The tree currency model has already resulted in the planting of more than 6.5 million trees since the SFA launched in 2010 with the corporate support of Timberland. Now that Timberland is switching from being a sponsor to becoming a potential client for organic cotton and enlisting other companies to help build an export market, the SFA estimates that around 25 million more trees will be planted over the next five years.

Smallholder farmer Nerlande Dautarn, said, “This is a great day for Haiti. My parents and my grandparents grew cotton not far from here. Now I can tell my children cotton is back after a long time away.”

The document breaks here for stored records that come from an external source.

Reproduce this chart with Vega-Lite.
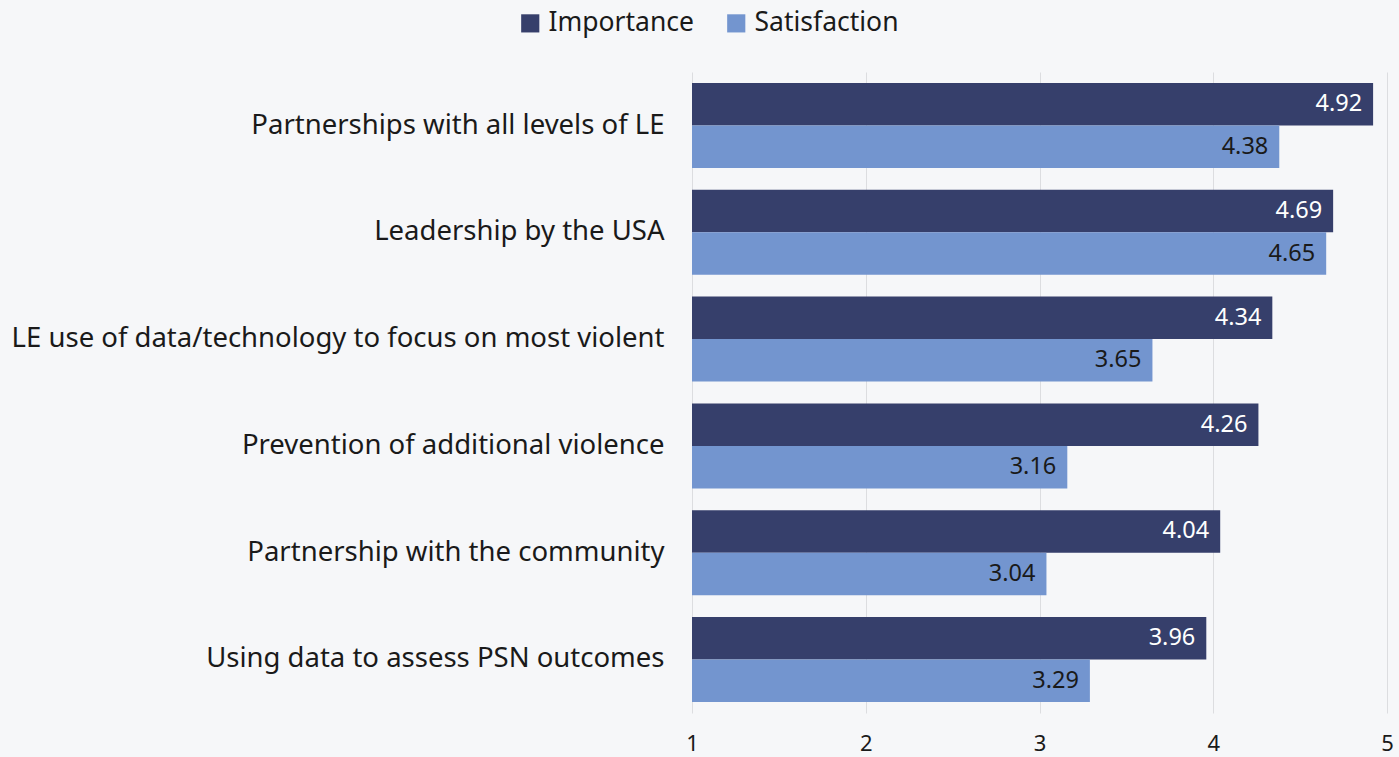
{
  "$schema": "https://vega.github.io/schema/vega-lite/v6.json",
  "width": 695,
  "height": 641,
  "autosize": {"type": "none"},
  "padding": {"left": 692, "top": 72, "right": 12, "bottom": 44},
  "background": "#f6f7f9",
  "config": {
    "font": "Noto Sans",
    "view": {"stroke": null}
  },
  "data": {
    "values": [
      {"item": "Partnerships with all levels of LE", "series": "Importance", "value": 4.92},
      {"item": "Partnerships with all levels of LE", "series": "Satisfaction", "value": 4.38},
      {"item": "Leadership by the USA", "series": "Importance", "value": 4.69},
      {"item": "Leadership by the USA", "series": "Satisfaction", "value": 4.65},
      {"item": "LE use of data/technology to focus on most violent", "series": "Importance", "value": 4.34},
      {"item": "LE use of data/technology to focus on most violent", "series": "Satisfaction", "value": 3.65},
      {"item": "Prevention of additional violence", "series": "Importance", "value": 4.26},
      {"item": "Prevention of additional violence", "series": "Satisfaction", "value": 3.16},
      {"item": "Partnership with the community", "series": "Importance", "value": 4.04},
      {"item": "Partnership with the community", "series": "Satisfaction", "value": 3.04},
      {"item": "Using data to assess PSN outcomes", "series": "Importance", "value": 3.96},
      {"item": "Using data to assess PSN outcomes", "series": "Satisfaction", "value": 3.29}
    ]
  },
  "encoding": {
    "y": {
      "field": "item",
      "type": "nominal",
      "sort": null,
      "scale": {"paddingInner": 0.204, "paddingOuter": 0.103},
      "axis": {
        "title": null,
        "domain": false,
        "ticks": false,
        "labelFontSize": 27.5,
        "labelColor": "#1a1a1a",
        "labelPadding": 28,
        "labelLimit": 800
      }
    },
    "yOffset": {"field": "series", "type": "nominal", "sort": ["Importance", "Satisfaction"]}
  },
  "layer": [
    {
      "mark": {"type": "bar"},
      "encoding": {
        "x": {
          "field": "value",
          "type": "quantitative",
          "scale": {"domain": [1, 5], "nice": false, "zero": false},
          "axis": {
            "title": null,
            "values": [1, 2, 3, 4, 5],
            "format": "d",
            "domain": false,
            "ticks": false,
            "grid": true,
            "gridColor": "#dcdde0",
            "gridWidth": 1,
            "labelFontSize": 22,
            "labelColor": "#1a1a1a",
            "labelPadding": 20,
            "labelFlush": false
          }
        },
        "x2": {"datum": 1},
        "color": {
          "field": "series",
          "type": "nominal",
          "scale": {"domain": ["Importance", "Satisfaction"], "range": ["#363f6b", "#7395cf"]},
          "legend": {
            "title": null,
            "orient": "none",
            "direction": "horizontal",
            "legendX": -175,
            "legendY": -62,
            "symbolType": "square",
            "symbolSize": 330,
            "symbolOpacity": 1,
            "labelFontSize": 26.5,
            "labelColor": "#1a1a1a",
            "columnPadding": 28,
            "labelOffset": 5
          }
        }
      }
    },
    {
      "mark": {"type": "text", "align": "right", "dx": -11, "fontSize": 23.5},
      "encoding": {
        "x": {"field": "value", "type": "quantitative"},
        "text": {"field": "value", "type": "quantitative", "format": ".2f"},
        "color": {
          "field": "series",
          "type": "nominal",
          "scale": {"domain": ["Importance", "Satisfaction"], "range": ["#ffffff", "#1a1a1a"]},
          "legend": null
        }
      }
    }
  ],
  "resolve": {"scale": {"color": "independent"}}
}
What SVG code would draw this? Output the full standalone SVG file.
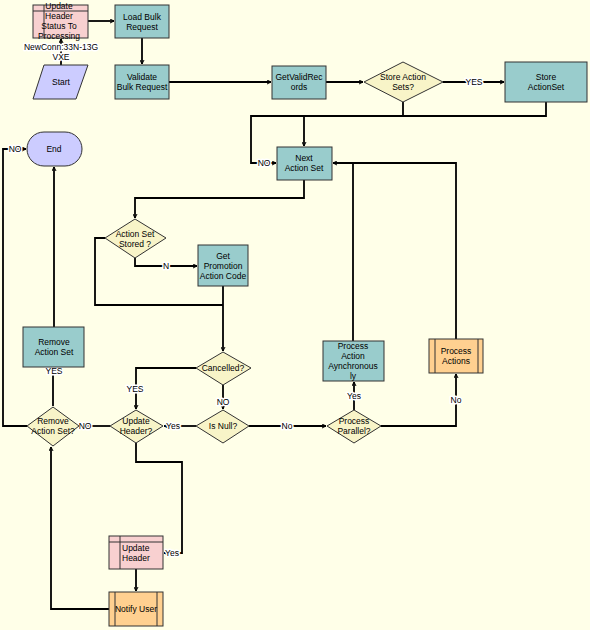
<svg xmlns="http://www.w3.org/2000/svg" width="590" height="630" viewBox="0 0 590 630">
<defs>
<style>
text{font-family:"Liberation Sans",Arial,sans-serif;font-size:8.5px;fill:#000;text-anchor:middle}
.lbl{paint-order:stroke;stroke:#fff;stroke-width:3px;stroke-linejoin:round}
.task{fill:#99CCCC;stroke:#333;stroke-width:1}
.pink{fill:#F8D0D0;stroke:#333;stroke-width:1}
.sub{fill:#FFD090;stroke:#333;stroke-width:1}
.dec{fill:#F8F4C8;stroke:#333;stroke-width:1}
.term{fill:#CCCCFF;stroke:#333;stroke-width:1}
.in{fill:none;stroke:#333;stroke-width:1}
.c{fill:none;stroke:#000;stroke-width:1.8}
.ca{fill:none;stroke:#000;stroke-width:1.8;marker-end:url(#ah)}
</style>
<marker id="ah" viewBox="0 0 10 10" refX="9" refY="5" markerWidth="5" markerHeight="5" orient="auto" markerUnits="userSpaceOnUse">
<path d="M1,1 L9,5 L1,9" fill="none" stroke="#000" stroke-width="2"/>
</marker>
</defs>
<rect x="0" y="0" width="590" height="630" fill="#FFFFE8"/>

<g id="connectors">
<path class="ca" d="M88,21 H114"/>
<path class="ca" d="M142,38 V64"/>
<path class="ca" d="M61,65 V39"/>
<path class="ca" d="M169,82 H271"/>
<path class="ca" d="M326,82 H363"/>
<path class="ca" d="M443,82 H504"/>
<path class="ca" d="M403,102 V116 H251 V163 H276"/>
<path class="ca" d="M546,102 V116 H304 V146"/>
<path class="ca" d="M304,180 V198 H135 V218"/>
<path class="ca" d="M135,258 V266 H197"/>
<path class="c" d="M105,238 H95 V305 H223"/>
<path class="ca" d="M223,286 V351"/>
<path class="ca" d="M196,368 H136 V409"/>
<path class="ca" d="M223,385 V409"/>
<path class="ca" d="M196,426 H164"/>
<path class="ca" d="M249,426 H326"/>
<path class="c" d="M110,426 H79"/>
<path class="ca" d="M27,426 H3 V149 H26"/>
<path class="c" d="M53,406 V367"/>
<path class="ca" d="M54,327 V167"/>
<path class="ca" d="M136,443 V462 H182 V553 H164"/>
<path class="ca" d="M136,569 V591"/>
<path class="ca" d="M109,609 H51 V447"/>
<path class="ca" d="M354,410 V382"/>
<path class="c" d="M353,341 V163"/>
<path class="ca" d="M381,426 H456 V374"/>
<path class="ca" d="M456,339 V163 H333"/>
<text class="lbl" x="61" y="50">NewConn:33N-13G</text>
<text class="lbl" x="61" y="60">VXE</text>
<text class="lbl" x="474" y="85">YES</text>
<text class="lbl" x="264" y="166">NO</text>
<text class="lbl" x="166" y="269">N</text>
<text class="lbl" x="135" y="392">YES</text>
<text class="lbl" x="223" y="405">NO</text>
<text class="lbl" x="173" y="429">Yes</text>
<text class="lbl" x="287" y="429">No</text>
<text class="lbl" x="85" y="429">NO</text>
<text class="lbl" x="15" y="152">NO</text>
<text class="lbl" x="54" y="374">YES</text>
<text class="lbl" x="172" y="556">Yes</text>
<text class="lbl" x="354" y="399">Yes</text>
<text class="lbl" x="456" y="403">No</text>
</g>

<g id="updateHeaderStatus">
<rect class="pink" x="33" y="5" width="55" height="33"/>
<path class="in" d="M33,11 H88 M44,5 V38"/>
<text x="59" y="9">Update</text>
<text x="59" y="19">Header</text>
<text x="59" y="29">Status To</text>
<text x="59" y="39">Processing</text>
</g>
<g id="loadBulkRequest">
<rect class="task" x="115" y="5" width="54" height="33"/>
<text x="142" y="20">Load Bulk</text>
<text x="142" y="30">Request</text>
</g>
<g id="start">
<polygon class="term" points="44,65 88,65 76,99 33,99"/>
<text x="61" y="85">Start</text>
</g>
<g id="validateBulkRequest">
<rect class="task" x="115" y="65" width="54" height="34"/>
<text x="142" y="80">Validate</text>
<text x="142" y="90">Bulk Request</text>
</g>
<g id="getValidRecords">
<rect class="task" x="272" y="66" width="54" height="33"/>
<text x="299" y="80">GetValidRec</text>
<text x="299" y="90">ords</text>
</g>
<g id="storeActionSets">
<polygon class="dec" points="364,82 403,62 443,82 403,102"/>
<text x="403" y="80">Store Action</text>
<text x="403" y="90">Sets?</text>
</g>
<g id="storeActionSet">
<rect class="task" x="505" y="62" width="82" height="40"/>
<text x="546" y="80">Store</text>
<text x="546" y="90">ActionSet</text>
</g>
<g id="nextActionSet">
<rect class="task" x="277" y="147" width="55" height="33"/>
<text x="304" y="161">Next</text>
<text x="304" y="171">Action Set</text>
</g>
<g id="end">
<rect class="term" x="27" y="132" width="55" height="34" rx="17"/>
<text x="54" y="152">End</text>
</g>
<g id="actionSetStored">
<polygon class="dec" points="105,238 135,219 166,238 135,258"/>
<text x="135" y="237">Action Set</text>
<text x="135" y="247">Stored ?</text>
</g>
<g id="getPromotionActionCode">
<rect class="task" x="198" y="245" width="50" height="41"/>
<text x="223" y="259">Get</text>
<text x="223" y="269">Promotion</text>
<text x="223" y="279">Action Code</text>
</g>
<g id="removeActionSet">
<rect class="task" x="23" y="327" width="61" height="40"/>
<text x="54" y="345">Remove</text>
<text x="54" y="355">Action Set</text>
</g>
<g id="cancelled">
<polygon class="dec" points="196,368 223,352 251,368 223,385"/>
<text x="223" y="371">Cancelled?</text>
</g>
<g id="removeActionSetQ">
<polygon class="dec" points="27,426 53,407 79,426 53,446"/>
<text x="53" y="424">Remove</text>
<text x="53" y="434">Action Set?</text>
</g>
<g id="updateHeaderQ">
<polygon class="dec" points="110,426 136,410 163,426 136,443"/>
<text x="136" y="424">Update</text>
<text x="136" y="434">Header?</text>
</g>
<g id="isNull">
<polygon class="dec" points="196,426 223,410 249,426 223,443"/>
<text x="223" y="429">Is Null?</text>
</g>
<g id="processParallel">
<polygon class="dec" points="327,426 354,410 381,426 354,443"/>
<text x="354" y="424">Process</text>
<text x="354" y="434">Parallel?</text>
</g>
<g id="processActionAsynchronously">
<rect class="task" x="323" y="341" width="61" height="40"/>
<text x="353" y="349">Process</text>
<text x="353" y="359">Action</text>
<text x="353" y="369">Aynchronous</text>
<text x="353" y="379">ly</text>
</g>
<g id="processActions">
<rect class="sub" x="429" y="339" width="54" height="34"/>
<path class="in" d="M435,339 V373 M478,339 V373"/>
<text x="456" y="354">Process</text>
<text x="456" y="364">Actions</text>
</g>
<g id="updateHeader">
<rect class="pink" x="109" y="536" width="54" height="33"/>
<path class="in" d="M109,542 H163 M120,536 V569"/>
<text x="122" y="551" style="text-anchor:start">Update</text>
<text x="122" y="561" style="text-anchor:start">Header</text>
</g>
<g id="notifyUser">
<rect class="sub" x="109" y="592" width="54" height="34"/>
<path class="in" d="M115,592 V626 M157,592 V626"/>
<text x="136" y="612">Notify User</text>
</g>
</svg>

The SFA noted that it received an endorsement for its cotton initiative from Carmel André Beliard, Haiti’s Minister of Agriculture, Natural Resources and Rural Development, and Pierre Marie Du Mény, Minister of Commerce and Industry, at a meeting convened by Haiti’s President, Jovenel Moïse. At a separate meeting earlier the same day, Pierre Simon Georges, Minister of the Environment, expressed his support for the SFA’s tree currency approach.

Gail Strickler, president of Global Trade for Brookfield Associates, recently told Sourcing Journal that “Haiti has a compelling story, with 100 percent of the factories part of the Better Works program. So you can rest assured that if it has a Made in Haiti label on it that factory is not just inspected but it has training in how to treat people.”